>> Start

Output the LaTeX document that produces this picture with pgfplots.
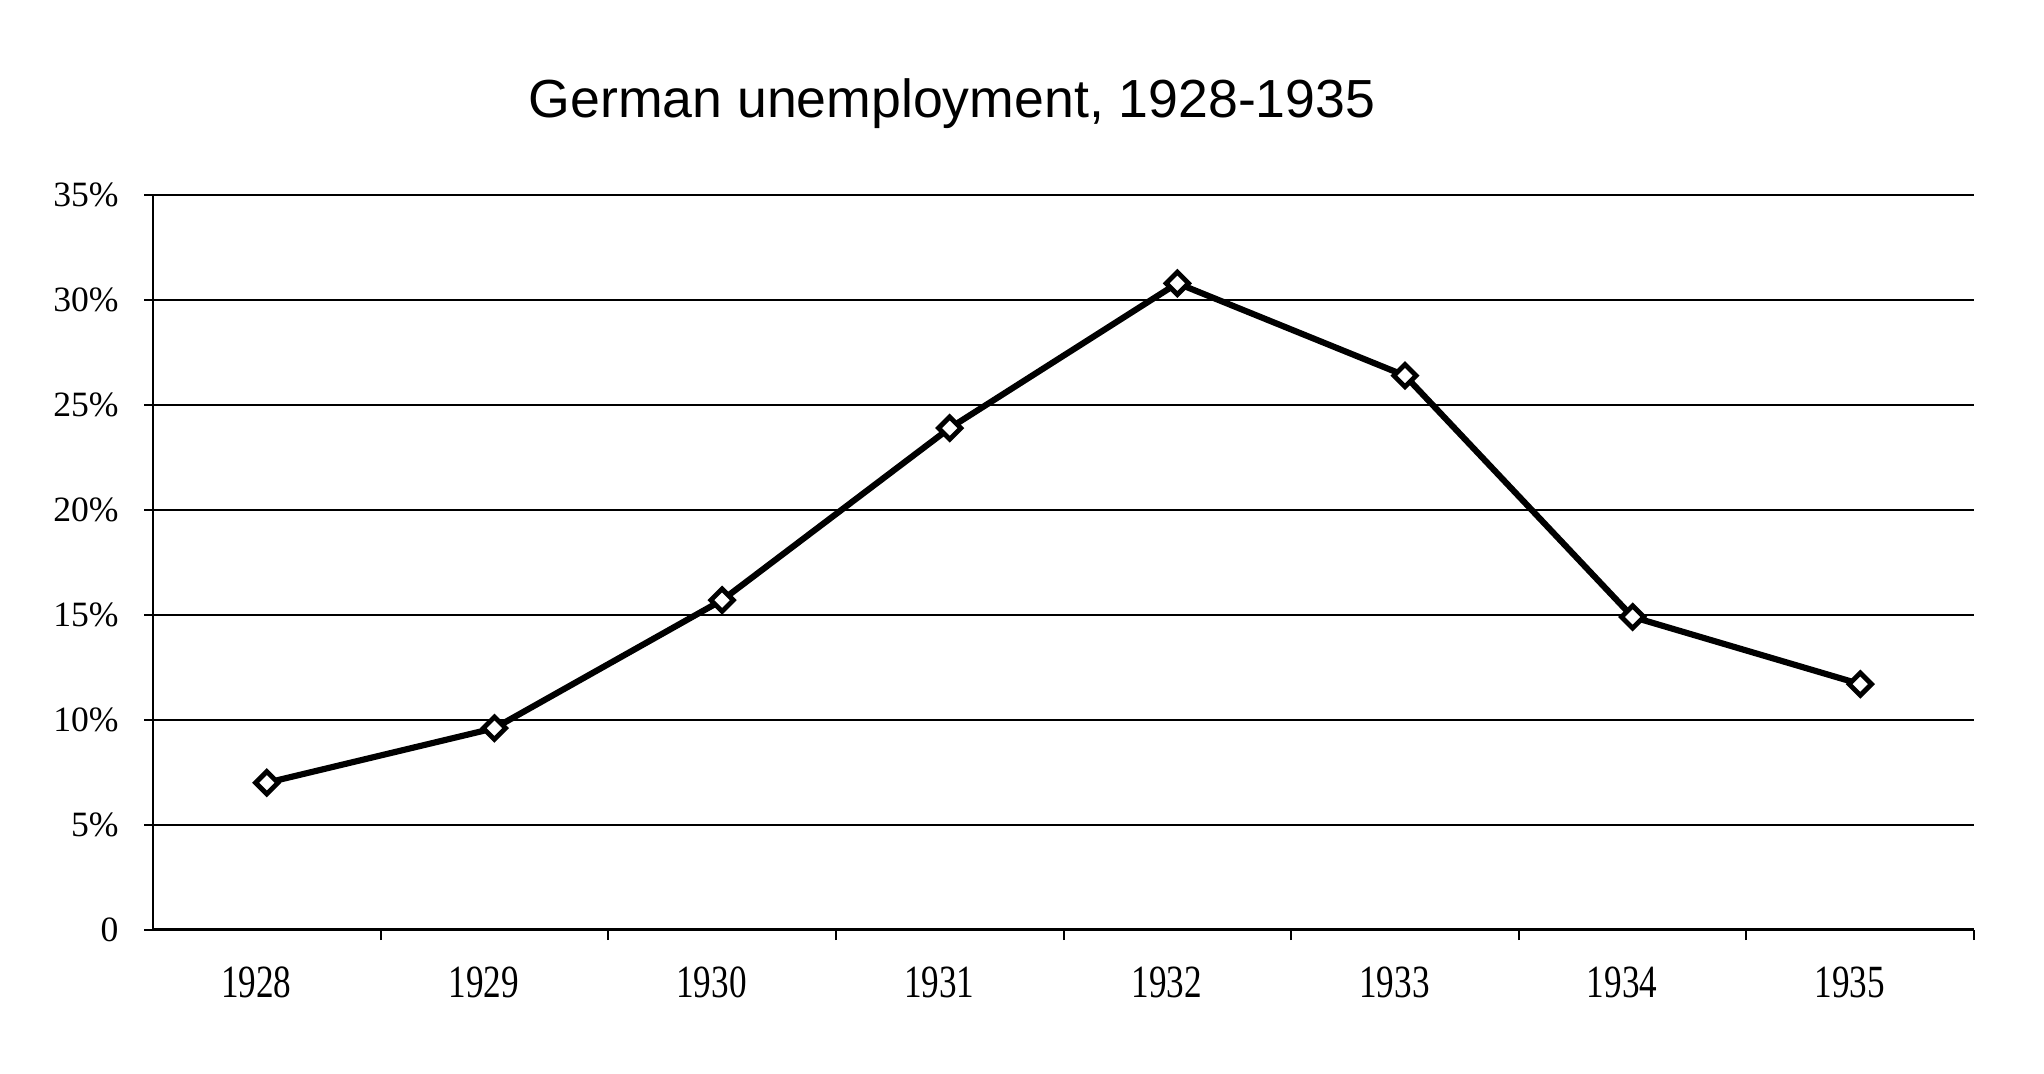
\documentclass[border=0pt]{standalone}
\usepackage{fontspec}
\setmainfont{Liberation Serif}
\newfontfamily\titlefont{Liberation Sans}
\usepackage{graphicx}
\usepackage{pgfplots}
\pgfplotsset{compat=1.18}
\begin{document}
\begin{tikzpicture}
\begin{axis}[
  scale only axis, width=414.3pt, height=167.1pt,
  xmin=0, xmax=8, ymin=0, ymax=35,
  axis x line=bottom, axis y line=left,
  axis line style={line width=0.6pt, -},
  tick align=outside,
  xtick={0.5,1.5,2.5,3.5,4.5,5.5,6.5,7.5},
  xticklabels={\scalebox{0.8}[1.05]{1928},\scalebox{0.8}[1.05]{1929},\scalebox{0.8}[1.05]{1930},\scalebox{0.8}[1.05]{1931},\scalebox{0.8}[1.05]{1932},\scalebox{0.8}[1.05]{1933},\scalebox{0.8}[1.05]{1934},\scalebox{0.8}[1.05]{1935}},
  major x tick style={draw=none},
  minor xtick={1,2,3,4,5,6,7,8},
  minor x tick style={black, line width=0.45pt},
  minor tick length=2.4pt,
  major tick length=2pt,
  ytick={0,5,10,15,20,25,30,35},
  yticklabels={0,5\%,10\%,15\%,20\%,25\%,30\%,35\%},
  y tick style={black, line width=0.5pt},
  ymajorgrids, grid style={black, line width=0.5pt},
  /pgf/number format/assume math mode=true,
  yticklabel style={font=\fontsize{8.1}{10}\selectfont, anchor=east, xshift=-2.3pt},
  xticklabel style={font=\fontsize{10}{12}\selectfont, anchor=center, yshift=-10pt, xshift=-2.4pt},
  title={German unemployment, 1928-1935},
  title style={font=\titlefont\fontsize{12.2}{14}\selectfont, at={(rel axis cs:0.4388,1)}, anchor=base, yshift=11.6pt},
]
\addplot[black, line width=1.4pt, mark=square*, mark size=1.8pt,
  mark options={fill=white, draw=black, line width=1.1pt, rotate=45}]
  coordinates {(0.5,7.0) (1.5,9.6) (2.5,15.7) (3.5,23.9) (4.5,30.8) (5.5,26.4) (6.5,14.9) (7.5,11.7)};
\end{axis}
\path[use as bounding box] ([xshift=-34.8pt,yshift=-32.7pt]current axis.south west) rectangle ([xshift=15.9pt,yshift=44.4pt]current axis.north east);
\end{tikzpicture}
\end{document}
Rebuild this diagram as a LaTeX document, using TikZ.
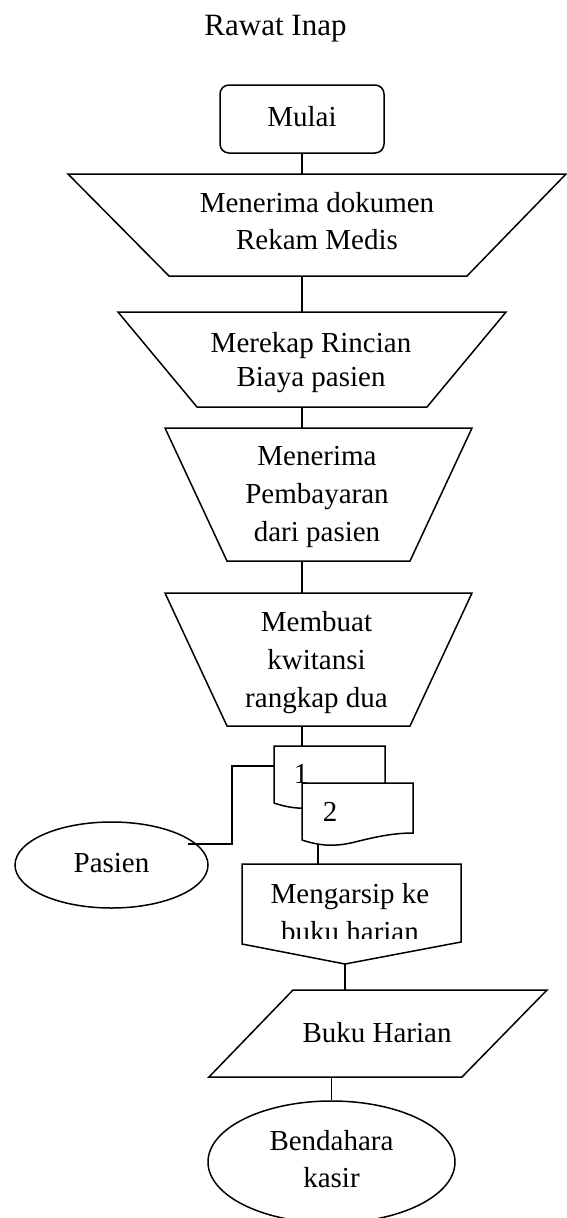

>> End

*Required task*: All of the material above is to be copied exactly, except for its images.

*Result*:
Output the LaTeX document that produces this picture with pgfplots.
\documentclass[border=0pt]{standalone}
\usepackage{fontspec}
\setmainfont{Liberation Serif}
\newfontfamily\titlefont{Liberation Sans}
\usepackage{graphicx}
\usepackage{pgfplots}
\pgfplotsset{compat=1.18}
\begin{document}
\begin{tikzpicture}
\begin{axis}[
  scale only axis, width=414.3pt, height=167.1pt,
  xmin=0, xmax=8, ymin=0, ymax=35,
  axis x line=bottom, axis y line=left,
  axis line style={line width=0.6pt, -},
  tick align=outside,
  xtick={0.5,1.5,2.5,3.5,4.5,5.5,6.5,7.5},
  xticklabels={\scalebox{0.8}[1.05]{1928},\scalebox{0.8}[1.05]{1929},\scalebox{0.8}[1.05]{1930},\scalebox{0.8}[1.05]{1931},\scalebox{0.8}[1.05]{1932},\scalebox{0.8}[1.05]{1933},\scalebox{0.8}[1.05]{1934},\scalebox{0.8}[1.05]{1935}},
  major x tick style={draw=none},
  minor xtick={1,2,3,4,5,6,7,8},
  minor x tick style={black, line width=0.45pt},
  minor tick length=2.4pt,
  major tick length=2pt,
  ytick={0,5,10,15,20,25,30,35},
  yticklabels={0,5\%,10\%,15\%,20\%,25\%,30\%,35\%},
  y tick style={black, line width=0.5pt},
  ymajorgrids, grid style={black, line width=0.5pt},
  /pgf/number format/assume math mode=true,
  yticklabel style={font=\fontsize{8.1}{10}\selectfont, anchor=east, xshift=-2.3pt},
  xticklabel style={font=\fontsize{10}{12}\selectfont, anchor=center, yshift=-10pt, xshift=-2.4pt},
  title={German unemployment, 1928-1935},
  title style={font=\titlefont\fontsize{12.2}{14}\selectfont, at={(rel axis cs:0.4388,1)}, anchor=base, yshift=11.6pt},
]
\addplot[black, line width=1.4pt, mark=square*, mark size=1.8pt,
  mark options={fill=white, draw=black, line width=1.1pt, rotate=45}]
  coordinates {(0.5,7.0) (1.5,9.6) (2.5,15.7) (3.5,23.9) (4.5,30.8) (5.5,26.4) (6.5,14.9) (7.5,11.7)};
\end{axis}
\path[use as bounding box] ([xshift=-34.8pt,yshift=-32.7pt]current axis.south west) rectangle ([xshift=15.9pt,yshift=44.4pt]current axis.north east);
\end{tikzpicture}
\end{document}
Rebuild this diagram as a LaTeX document, using TikZ.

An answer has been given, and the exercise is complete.